Press Release: State Senator Steve Oroho Votes Against Equal Pay for Equal Work

The SCDC issued this press release titled State Senator Steve Oroho Votes Against Equal Pay for Equal Work


(Trenton, New Jersey) – State Senator Steven Oroho, was one of only four senators who voted against a bill that aims to close the earnings gap between men and women in the state of New Jersey.

The bill, S992, passed overwhelmingly by a vote of 28 to 4, during the legislative session on Thursday, February eleventh.

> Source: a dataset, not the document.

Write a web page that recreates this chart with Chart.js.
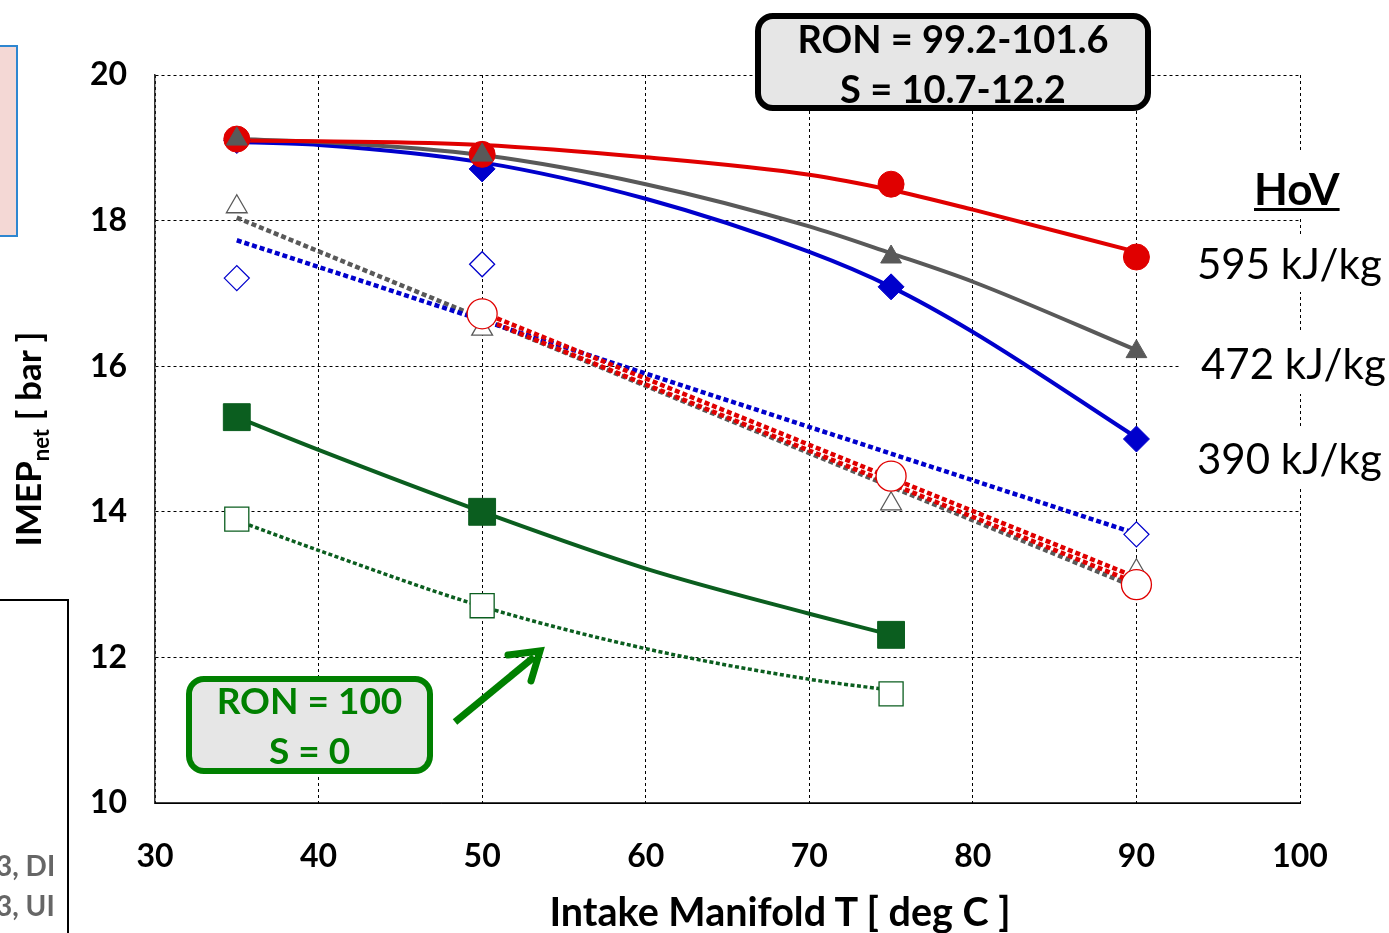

It now goes to the Assembly for a vote.

According to the National Women’s Law Center, full-time, year-round women workers are still typically paid just 79 cents for every dollar paid to full-time, year-round men workers.

Sussex County Democratic Committee chairwoman Leslie Huhn expressed her disappointment at the Senator’s vote. “Senator Oroho once again takes the side of multi-national corporations over hard working Americans. Equal pay for women is a family issue and a fairness issue. Senator Oroho is 1 of 4 to vote against this measure; yet again, he is out of step with the voters he represents in Sussex County. Sussex County voters believe their mothers, daughters, sisters and grandmothers deserve equal pay for equal work."

This bill modifies current law, to strengthen protections against employment discrimination and promote equal pay for women. The bill further amends New Jersey’s 1945 Law Against Discrimination (LAD) to make it an unlawful employment practice for an employer to discriminate between employees on the basis of sex by paying a rate of compensation, including benefits, to employees of one sex less than the rate paid to employees of the other sex for substantially similar work, when viewed as a composite of skill, effort and responsibility.

Joining Oroho in voting against the bill were Republicans Joseph Kyrillos, Jr., Jennifer Beck, and Joseph Pennacchio. Six of the eight senators who were absent for the vote were Republicans. All twenty-two Democrats where were present voted to pass the bill. They were joined by six Republicans.